Extract the full listing verbatim and drop any pictures from your copy.

• **RECORDED DATA**:
◆ ◆ ◆ ◆ ◆

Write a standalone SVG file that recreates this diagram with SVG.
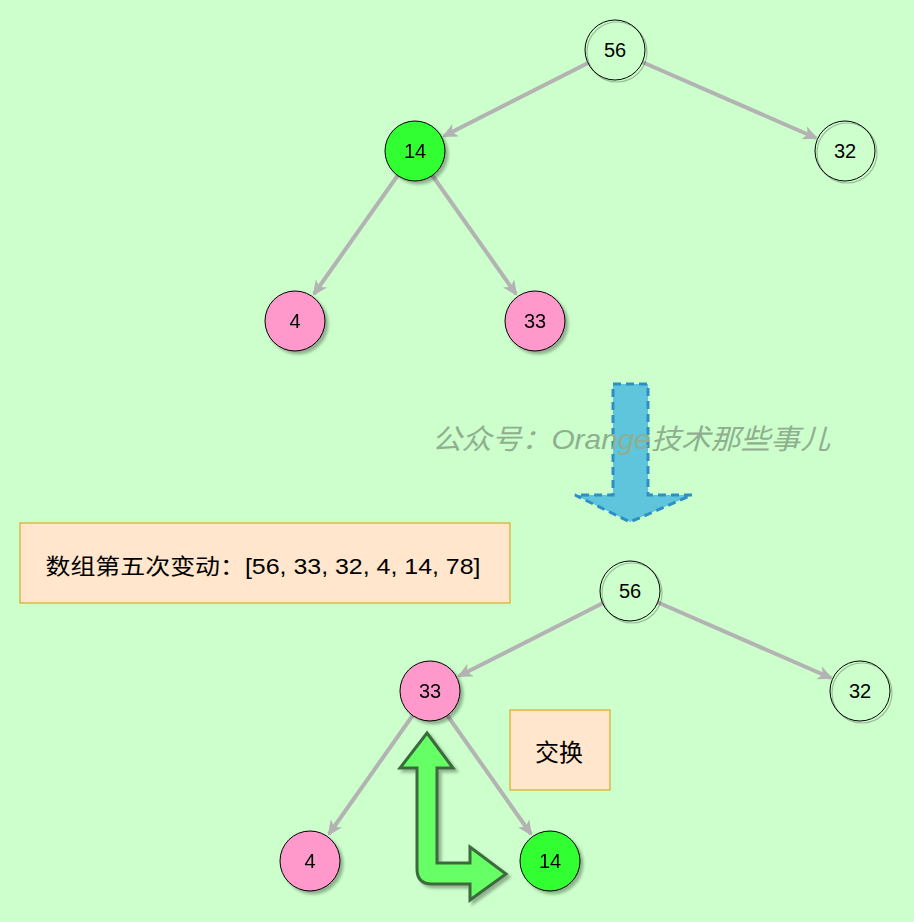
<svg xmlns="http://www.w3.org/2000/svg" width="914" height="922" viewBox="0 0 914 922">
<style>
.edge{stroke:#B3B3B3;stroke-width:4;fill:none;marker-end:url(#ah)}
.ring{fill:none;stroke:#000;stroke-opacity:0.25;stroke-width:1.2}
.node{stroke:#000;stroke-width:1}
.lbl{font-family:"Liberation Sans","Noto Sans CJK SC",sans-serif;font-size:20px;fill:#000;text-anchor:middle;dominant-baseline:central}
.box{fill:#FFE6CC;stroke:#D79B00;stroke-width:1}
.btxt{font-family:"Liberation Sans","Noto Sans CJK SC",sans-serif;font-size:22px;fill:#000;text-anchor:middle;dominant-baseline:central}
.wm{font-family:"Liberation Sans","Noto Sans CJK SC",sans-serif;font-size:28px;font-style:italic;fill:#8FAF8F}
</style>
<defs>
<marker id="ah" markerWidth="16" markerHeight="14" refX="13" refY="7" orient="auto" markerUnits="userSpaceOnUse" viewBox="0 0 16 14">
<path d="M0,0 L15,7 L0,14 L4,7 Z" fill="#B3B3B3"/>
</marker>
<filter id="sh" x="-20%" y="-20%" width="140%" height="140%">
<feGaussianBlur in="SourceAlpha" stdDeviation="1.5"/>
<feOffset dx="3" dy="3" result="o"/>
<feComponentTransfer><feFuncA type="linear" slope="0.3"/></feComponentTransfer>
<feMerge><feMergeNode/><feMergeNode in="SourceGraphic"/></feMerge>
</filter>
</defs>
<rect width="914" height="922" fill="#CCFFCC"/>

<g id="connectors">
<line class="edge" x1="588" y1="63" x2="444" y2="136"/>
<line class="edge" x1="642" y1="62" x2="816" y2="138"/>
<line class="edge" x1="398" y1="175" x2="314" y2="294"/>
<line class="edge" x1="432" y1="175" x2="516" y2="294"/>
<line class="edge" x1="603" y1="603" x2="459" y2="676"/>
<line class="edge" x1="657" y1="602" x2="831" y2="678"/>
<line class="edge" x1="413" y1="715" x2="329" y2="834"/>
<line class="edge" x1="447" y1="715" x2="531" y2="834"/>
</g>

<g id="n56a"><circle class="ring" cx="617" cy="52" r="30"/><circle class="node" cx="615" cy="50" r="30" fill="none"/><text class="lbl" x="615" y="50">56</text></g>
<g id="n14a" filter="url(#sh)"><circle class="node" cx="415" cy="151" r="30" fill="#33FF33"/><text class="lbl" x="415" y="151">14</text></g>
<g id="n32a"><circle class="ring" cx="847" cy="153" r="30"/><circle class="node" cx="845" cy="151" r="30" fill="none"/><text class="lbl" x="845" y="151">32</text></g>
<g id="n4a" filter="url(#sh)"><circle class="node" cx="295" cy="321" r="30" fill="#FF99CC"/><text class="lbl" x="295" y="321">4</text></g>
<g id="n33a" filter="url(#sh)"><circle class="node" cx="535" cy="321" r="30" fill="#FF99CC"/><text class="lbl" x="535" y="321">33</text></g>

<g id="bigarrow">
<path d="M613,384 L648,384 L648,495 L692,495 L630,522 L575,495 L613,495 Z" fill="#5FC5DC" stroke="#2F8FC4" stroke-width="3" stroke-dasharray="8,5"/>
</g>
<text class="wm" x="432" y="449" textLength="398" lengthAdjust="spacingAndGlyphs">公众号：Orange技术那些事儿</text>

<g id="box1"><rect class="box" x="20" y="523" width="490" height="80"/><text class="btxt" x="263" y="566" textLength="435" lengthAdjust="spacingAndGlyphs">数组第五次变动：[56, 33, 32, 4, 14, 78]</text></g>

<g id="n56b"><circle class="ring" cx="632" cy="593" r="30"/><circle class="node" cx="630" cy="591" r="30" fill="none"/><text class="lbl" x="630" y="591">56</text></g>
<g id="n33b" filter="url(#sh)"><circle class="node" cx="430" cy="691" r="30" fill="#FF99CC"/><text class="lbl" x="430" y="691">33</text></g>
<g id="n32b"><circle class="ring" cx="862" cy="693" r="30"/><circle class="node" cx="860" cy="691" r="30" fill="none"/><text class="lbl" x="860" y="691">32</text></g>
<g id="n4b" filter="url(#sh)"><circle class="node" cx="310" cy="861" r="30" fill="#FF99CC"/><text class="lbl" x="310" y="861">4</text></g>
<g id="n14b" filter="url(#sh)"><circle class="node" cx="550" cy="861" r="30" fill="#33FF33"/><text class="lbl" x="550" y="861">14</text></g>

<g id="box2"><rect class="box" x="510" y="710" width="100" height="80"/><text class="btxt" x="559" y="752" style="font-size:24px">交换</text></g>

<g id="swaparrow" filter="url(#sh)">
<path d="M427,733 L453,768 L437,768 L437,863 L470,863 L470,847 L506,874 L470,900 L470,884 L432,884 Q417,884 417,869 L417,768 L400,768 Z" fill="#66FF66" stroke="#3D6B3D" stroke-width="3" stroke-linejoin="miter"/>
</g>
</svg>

◆ ◆ ◆ ◆ ◆

• **CORRECT OUTPUT**:
Write a standalone SVG file that recreates this diagram with SVG.
<svg xmlns="http://www.w3.org/2000/svg" width="914" height="922" viewBox="0 0 914 922">
<style>
.edge{stroke:#B3B3B3;stroke-width:4;fill:none;marker-end:url(#ah)}
.ring{fill:none;stroke:#000;stroke-opacity:0.25;stroke-width:1.2}
.node{stroke:#000;stroke-width:1}
.lbl{font-family:"Liberation Sans","Noto Sans CJK SC",sans-serif;font-size:20px;fill:#000;text-anchor:middle;dominant-baseline:central}
.box{fill:#FFE6CC;stroke:#D79B00;stroke-width:1}
.btxt{font-family:"Liberation Sans","Noto Sans CJK SC",sans-serif;font-size:22px;fill:#000;text-anchor:middle;dominant-baseline:central}
.wm{font-family:"Liberation Sans","Noto Sans CJK SC",sans-serif;font-size:28px;font-style:italic;fill:#8FAF8F}
</style>
<defs>
<marker id="ah" markerWidth="16" markerHeight="14" refX="13" refY="7" orient="auto" markerUnits="userSpaceOnUse" viewBox="0 0 16 14">
<path d="M0,0 L15,7 L0,14 L4,7 Z" fill="#B3B3B3"/>
</marker>
<filter id="sh" x="-20%" y="-20%" width="140%" height="140%">
<feGaussianBlur in="SourceAlpha" stdDeviation="1.5"/>
<feOffset dx="3" dy="3" result="o"/>
<feComponentTransfer><feFuncA type="linear" slope="0.3"/></feComponentTransfer>
<feMerge><feMergeNode/><feMergeNode in="SourceGraphic"/></feMerge>
</filter>
</defs>
<rect width="914" height="922" fill="#CCFFCC"/>

<g id="connectors">
<line class="edge" x1="588" y1="63" x2="444" y2="136"/>
<line class="edge" x1="642" y1="62" x2="816" y2="138"/>
<line class="edge" x1="398" y1="175" x2="314" y2="294"/>
<line class="edge" x1="432" y1="175" x2="516" y2="294"/>
<line class="edge" x1="603" y1="603" x2="459" y2="676"/>
<line class="edge" x1="657" y1="602" x2="831" y2="678"/>
<line class="edge" x1="413" y1="715" x2="329" y2="834"/>
<line class="edge" x1="447" y1="715" x2="531" y2="834"/>
</g>

<g id="n56a"><circle class="ring" cx="617" cy="52" r="30"/><circle class="node" cx="615" cy="50" r="30" fill="none"/><text class="lbl" x="615" y="50">56</text></g>
<g id="n14a" filter="url(#sh)"><circle class="node" cx="415" cy="151" r="30" fill="#33FF33"/><text class="lbl" x="415" y="151">14</text></g>
<g id="n32a"><circle class="ring" cx="847" cy="153" r="30"/><circle class="node" cx="845" cy="151" r="30" fill="none"/><text class="lbl" x="845" y="151">32</text></g>
<g id="n4a" filter="url(#sh)"><circle class="node" cx="295" cy="321" r="30" fill="#FF99CC"/><text class="lbl" x="295" y="321">4</text></g>
<g id="n33a" filter="url(#sh)"><circle class="node" cx="535" cy="321" r="30" fill="#FF99CC"/><text class="lbl" x="535" y="321">33</text></g>

<g id="bigarrow">
<path d="M613,384 L648,384 L648,495 L692,495 L630,522 L575,495 L613,495 Z" fill="#5FC5DC" stroke="#2F8FC4" stroke-width="3" stroke-dasharray="8,5"/>
</g>
<text class="wm" x="432" y="449" textLength="398" lengthAdjust="spacingAndGlyphs">公众号：Orange技术那些事儿</text>

<g id="box1"><rect class="box" x="20" y="523" width="490" height="80"/><text class="btxt" x="263" y="566" textLength="435" lengthAdjust="spacingAndGlyphs">数组第五次变动：[56, 33, 32, 4, 14, 78]</text></g>

<g id="n56b"><circle class="ring" cx="632" cy="593" r="30"/><circle class="node" cx="630" cy="591" r="30" fill="none"/><text class="lbl" x="630" y="591">56</text></g>
<g id="n33b" filter="url(#sh)"><circle class="node" cx="430" cy="691" r="30" fill="#FF99CC"/><text class="lbl" x="430" y="691">33</text></g>
<g id="n32b"><circle class="ring" cx="862" cy="693" r="30"/><circle class="node" cx="860" cy="691" r="30" fill="none"/><text class="lbl" x="860" y="691">32</text></g>
<g id="n4b" filter="url(#sh)"><circle class="node" cx="310" cy="861" r="30" fill="#FF99CC"/><text class="lbl" x="310" y="861">4</text></g>
<g id="n14b" filter="url(#sh)"><circle class="node" cx="550" cy="861" r="30" fill="#33FF33"/><text class="lbl" x="550" y="861">14</text></g>

<g id="box2"><rect class="box" x="510" y="710" width="100" height="80"/><text class="btxt" x="559" y="752" style="font-size:24px">交换</text></g>

<g id="swaparrow" filter="url(#sh)">
<path d="M427,733 L453,768 L437,768 L437,863 L470,863 L470,847 L506,874 L470,900 L470,884 L432,884 Q417,884 417,869 L417,768 L400,768 Z" fill="#66FF66" stroke="#3D6B3D" stroke-width="3" stroke-linejoin="miter"/>
</g>
</svg>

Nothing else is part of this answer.